Exercise prompt:
Copy every line of the following data that includes the string "code".

--- Begin The records ---

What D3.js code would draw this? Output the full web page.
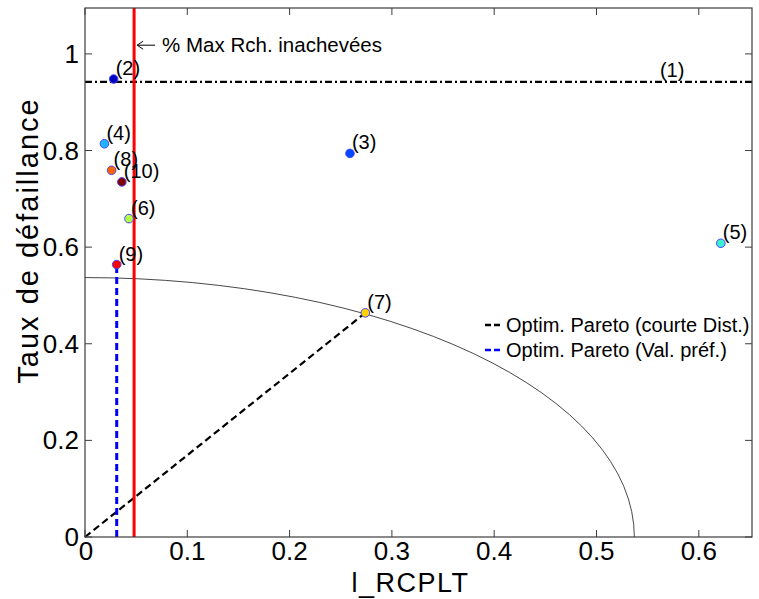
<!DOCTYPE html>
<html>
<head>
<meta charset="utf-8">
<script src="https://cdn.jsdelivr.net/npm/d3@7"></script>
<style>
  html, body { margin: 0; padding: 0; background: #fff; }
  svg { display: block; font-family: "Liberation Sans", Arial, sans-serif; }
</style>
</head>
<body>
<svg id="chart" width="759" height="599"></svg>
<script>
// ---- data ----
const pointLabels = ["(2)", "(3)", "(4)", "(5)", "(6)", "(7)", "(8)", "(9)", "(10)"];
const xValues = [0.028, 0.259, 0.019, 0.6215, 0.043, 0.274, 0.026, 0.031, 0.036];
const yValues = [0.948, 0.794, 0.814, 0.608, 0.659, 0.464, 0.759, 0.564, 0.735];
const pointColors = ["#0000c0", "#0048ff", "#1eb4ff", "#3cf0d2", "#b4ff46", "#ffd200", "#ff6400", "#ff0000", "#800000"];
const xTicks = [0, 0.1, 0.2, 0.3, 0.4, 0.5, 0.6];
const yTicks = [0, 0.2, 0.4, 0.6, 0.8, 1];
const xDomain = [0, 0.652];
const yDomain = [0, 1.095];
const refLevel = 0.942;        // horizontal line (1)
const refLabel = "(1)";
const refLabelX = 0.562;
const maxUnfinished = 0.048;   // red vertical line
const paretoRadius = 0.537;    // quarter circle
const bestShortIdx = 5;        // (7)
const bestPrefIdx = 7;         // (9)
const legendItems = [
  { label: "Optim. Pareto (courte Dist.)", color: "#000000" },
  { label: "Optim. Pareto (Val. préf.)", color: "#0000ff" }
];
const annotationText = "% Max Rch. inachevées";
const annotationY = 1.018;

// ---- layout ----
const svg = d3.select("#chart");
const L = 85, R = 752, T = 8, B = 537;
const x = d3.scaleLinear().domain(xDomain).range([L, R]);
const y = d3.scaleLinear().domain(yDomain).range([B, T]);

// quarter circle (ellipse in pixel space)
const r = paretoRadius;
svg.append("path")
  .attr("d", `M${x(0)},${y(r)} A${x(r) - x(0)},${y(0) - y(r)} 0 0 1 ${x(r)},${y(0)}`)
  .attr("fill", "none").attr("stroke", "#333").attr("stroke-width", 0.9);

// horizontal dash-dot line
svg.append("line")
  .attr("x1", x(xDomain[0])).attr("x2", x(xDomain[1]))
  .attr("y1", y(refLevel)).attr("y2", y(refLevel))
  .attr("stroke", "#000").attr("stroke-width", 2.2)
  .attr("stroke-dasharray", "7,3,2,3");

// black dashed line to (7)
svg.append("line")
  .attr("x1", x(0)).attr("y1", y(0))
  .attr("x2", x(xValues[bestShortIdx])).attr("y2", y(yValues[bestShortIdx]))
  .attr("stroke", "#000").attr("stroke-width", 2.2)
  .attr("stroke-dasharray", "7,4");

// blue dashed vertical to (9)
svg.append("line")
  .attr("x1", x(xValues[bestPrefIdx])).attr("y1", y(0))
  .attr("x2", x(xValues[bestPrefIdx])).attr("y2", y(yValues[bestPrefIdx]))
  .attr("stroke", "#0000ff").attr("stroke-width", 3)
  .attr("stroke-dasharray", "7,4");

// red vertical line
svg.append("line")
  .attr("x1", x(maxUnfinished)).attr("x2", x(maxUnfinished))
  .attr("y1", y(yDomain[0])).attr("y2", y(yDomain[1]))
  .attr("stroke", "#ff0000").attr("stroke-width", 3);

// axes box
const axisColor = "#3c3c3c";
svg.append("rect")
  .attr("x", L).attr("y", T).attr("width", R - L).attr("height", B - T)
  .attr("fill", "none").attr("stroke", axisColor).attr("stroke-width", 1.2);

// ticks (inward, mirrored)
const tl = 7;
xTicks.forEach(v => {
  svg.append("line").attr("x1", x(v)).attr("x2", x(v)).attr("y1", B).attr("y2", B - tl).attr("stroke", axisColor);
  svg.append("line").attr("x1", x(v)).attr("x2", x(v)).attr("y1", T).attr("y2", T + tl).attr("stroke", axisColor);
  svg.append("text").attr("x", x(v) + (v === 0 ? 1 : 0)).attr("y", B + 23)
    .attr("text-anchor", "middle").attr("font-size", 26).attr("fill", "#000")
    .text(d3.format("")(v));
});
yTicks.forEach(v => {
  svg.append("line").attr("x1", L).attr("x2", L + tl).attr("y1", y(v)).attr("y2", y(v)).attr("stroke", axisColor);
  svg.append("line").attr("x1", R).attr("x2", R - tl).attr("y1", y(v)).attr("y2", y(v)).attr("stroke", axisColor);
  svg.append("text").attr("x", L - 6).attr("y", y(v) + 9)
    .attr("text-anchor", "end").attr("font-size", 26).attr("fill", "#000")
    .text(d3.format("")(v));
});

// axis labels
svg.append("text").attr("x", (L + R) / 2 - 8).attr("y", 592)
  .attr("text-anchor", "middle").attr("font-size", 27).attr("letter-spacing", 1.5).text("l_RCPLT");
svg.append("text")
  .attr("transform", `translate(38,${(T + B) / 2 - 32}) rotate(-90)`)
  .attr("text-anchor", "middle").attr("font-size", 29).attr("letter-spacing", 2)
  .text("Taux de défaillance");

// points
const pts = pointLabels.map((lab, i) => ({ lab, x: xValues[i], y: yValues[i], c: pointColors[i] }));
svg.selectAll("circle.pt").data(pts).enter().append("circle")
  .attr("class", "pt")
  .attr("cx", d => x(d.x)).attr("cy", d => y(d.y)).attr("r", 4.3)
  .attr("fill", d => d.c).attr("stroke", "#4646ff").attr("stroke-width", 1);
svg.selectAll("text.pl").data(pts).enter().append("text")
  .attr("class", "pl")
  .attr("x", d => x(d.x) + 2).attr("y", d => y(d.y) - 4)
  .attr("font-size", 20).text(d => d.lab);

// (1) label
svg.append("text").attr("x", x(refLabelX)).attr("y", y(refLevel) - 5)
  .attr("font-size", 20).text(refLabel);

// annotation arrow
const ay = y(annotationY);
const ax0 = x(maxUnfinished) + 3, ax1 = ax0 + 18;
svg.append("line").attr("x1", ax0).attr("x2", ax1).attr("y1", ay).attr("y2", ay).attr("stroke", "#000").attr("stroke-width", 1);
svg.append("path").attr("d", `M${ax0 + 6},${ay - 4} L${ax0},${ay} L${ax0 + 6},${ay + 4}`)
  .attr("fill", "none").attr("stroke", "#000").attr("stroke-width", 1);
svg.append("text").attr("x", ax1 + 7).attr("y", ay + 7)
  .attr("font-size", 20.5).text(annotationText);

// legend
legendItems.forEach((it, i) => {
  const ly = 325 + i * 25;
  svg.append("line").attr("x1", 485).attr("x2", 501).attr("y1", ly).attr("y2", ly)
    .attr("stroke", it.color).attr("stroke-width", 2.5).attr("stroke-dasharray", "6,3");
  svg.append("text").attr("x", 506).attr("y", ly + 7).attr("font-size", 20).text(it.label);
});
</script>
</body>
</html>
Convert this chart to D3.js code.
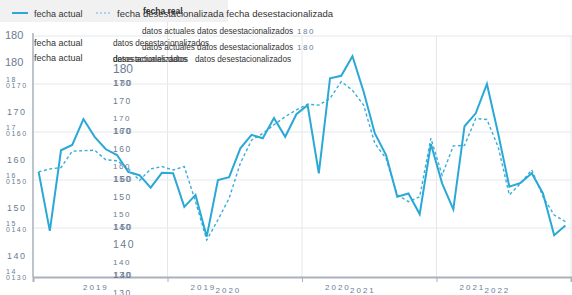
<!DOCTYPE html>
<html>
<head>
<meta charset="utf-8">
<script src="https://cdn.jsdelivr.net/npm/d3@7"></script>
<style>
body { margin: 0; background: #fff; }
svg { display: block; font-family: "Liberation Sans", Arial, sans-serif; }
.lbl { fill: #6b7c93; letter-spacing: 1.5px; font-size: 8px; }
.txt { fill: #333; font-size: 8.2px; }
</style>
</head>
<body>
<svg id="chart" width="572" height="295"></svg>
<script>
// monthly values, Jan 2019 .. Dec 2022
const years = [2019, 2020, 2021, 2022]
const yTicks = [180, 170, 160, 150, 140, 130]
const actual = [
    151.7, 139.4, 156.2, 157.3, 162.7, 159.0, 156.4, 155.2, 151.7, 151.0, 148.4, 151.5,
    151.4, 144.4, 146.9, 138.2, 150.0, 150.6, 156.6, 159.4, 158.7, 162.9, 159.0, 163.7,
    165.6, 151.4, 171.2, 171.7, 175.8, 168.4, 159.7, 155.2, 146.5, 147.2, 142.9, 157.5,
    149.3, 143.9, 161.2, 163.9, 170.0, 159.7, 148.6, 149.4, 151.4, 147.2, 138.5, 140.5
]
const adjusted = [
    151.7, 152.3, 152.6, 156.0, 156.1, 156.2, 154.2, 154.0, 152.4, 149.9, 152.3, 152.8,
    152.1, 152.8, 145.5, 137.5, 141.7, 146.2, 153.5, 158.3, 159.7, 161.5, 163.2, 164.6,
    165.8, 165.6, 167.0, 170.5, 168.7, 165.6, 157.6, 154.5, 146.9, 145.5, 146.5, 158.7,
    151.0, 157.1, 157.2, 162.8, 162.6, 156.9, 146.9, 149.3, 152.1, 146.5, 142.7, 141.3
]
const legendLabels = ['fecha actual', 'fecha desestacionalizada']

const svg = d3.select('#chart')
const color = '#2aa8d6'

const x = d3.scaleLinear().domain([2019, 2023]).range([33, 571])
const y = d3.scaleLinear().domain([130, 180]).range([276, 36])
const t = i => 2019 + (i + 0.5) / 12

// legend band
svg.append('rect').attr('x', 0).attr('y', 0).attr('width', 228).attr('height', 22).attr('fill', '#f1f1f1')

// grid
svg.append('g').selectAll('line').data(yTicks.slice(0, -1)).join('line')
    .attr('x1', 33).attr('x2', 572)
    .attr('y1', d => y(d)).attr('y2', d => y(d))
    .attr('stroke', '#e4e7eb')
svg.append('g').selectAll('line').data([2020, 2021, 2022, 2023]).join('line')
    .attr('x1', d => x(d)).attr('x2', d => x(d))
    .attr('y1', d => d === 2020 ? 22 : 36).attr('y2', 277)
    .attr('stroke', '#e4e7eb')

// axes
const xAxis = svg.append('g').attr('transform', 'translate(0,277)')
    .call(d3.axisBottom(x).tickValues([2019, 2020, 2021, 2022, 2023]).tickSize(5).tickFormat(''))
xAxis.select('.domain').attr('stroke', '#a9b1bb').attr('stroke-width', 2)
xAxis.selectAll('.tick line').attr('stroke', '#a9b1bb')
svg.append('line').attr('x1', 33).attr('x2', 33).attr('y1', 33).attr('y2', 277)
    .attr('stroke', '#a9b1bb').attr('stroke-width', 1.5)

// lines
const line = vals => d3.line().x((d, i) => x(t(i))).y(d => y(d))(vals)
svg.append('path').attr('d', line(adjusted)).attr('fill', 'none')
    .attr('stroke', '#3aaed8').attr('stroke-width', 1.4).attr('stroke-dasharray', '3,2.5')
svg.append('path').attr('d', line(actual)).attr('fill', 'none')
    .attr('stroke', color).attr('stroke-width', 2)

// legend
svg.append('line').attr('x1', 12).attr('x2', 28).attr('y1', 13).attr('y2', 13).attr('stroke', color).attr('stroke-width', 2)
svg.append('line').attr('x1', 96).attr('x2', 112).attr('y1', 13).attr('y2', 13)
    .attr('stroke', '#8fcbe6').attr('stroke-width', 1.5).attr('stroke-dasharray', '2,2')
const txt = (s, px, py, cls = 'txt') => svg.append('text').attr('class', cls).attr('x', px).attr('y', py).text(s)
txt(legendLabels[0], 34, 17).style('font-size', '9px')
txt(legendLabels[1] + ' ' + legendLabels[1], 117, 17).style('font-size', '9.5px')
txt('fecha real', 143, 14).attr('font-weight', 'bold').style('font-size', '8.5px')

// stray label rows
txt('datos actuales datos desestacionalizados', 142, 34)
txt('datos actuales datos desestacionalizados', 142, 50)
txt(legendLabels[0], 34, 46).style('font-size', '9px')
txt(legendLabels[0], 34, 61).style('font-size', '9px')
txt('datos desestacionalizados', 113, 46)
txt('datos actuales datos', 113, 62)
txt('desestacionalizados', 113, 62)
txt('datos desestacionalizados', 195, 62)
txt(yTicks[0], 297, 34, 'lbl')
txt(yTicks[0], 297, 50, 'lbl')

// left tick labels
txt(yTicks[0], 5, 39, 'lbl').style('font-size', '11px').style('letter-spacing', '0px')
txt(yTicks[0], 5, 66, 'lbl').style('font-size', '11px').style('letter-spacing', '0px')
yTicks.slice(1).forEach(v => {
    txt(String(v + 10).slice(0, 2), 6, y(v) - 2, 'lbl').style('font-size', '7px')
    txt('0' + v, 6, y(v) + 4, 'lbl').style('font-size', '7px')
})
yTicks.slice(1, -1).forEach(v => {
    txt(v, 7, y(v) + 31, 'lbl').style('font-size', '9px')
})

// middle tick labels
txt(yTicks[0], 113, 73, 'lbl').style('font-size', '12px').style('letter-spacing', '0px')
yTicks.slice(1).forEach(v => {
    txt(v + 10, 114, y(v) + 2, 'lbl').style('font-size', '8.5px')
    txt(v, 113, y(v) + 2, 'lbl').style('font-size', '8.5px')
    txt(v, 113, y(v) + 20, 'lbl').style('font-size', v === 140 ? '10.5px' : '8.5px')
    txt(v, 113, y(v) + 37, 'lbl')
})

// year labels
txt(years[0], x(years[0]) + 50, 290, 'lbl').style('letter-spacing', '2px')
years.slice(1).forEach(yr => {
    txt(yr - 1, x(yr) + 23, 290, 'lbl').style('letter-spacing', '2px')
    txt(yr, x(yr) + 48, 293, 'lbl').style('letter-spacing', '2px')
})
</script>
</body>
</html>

--- End The records ---

Full response:
What D3.js code would draw this? Output the full web page.
Convert this chart to D3.js code.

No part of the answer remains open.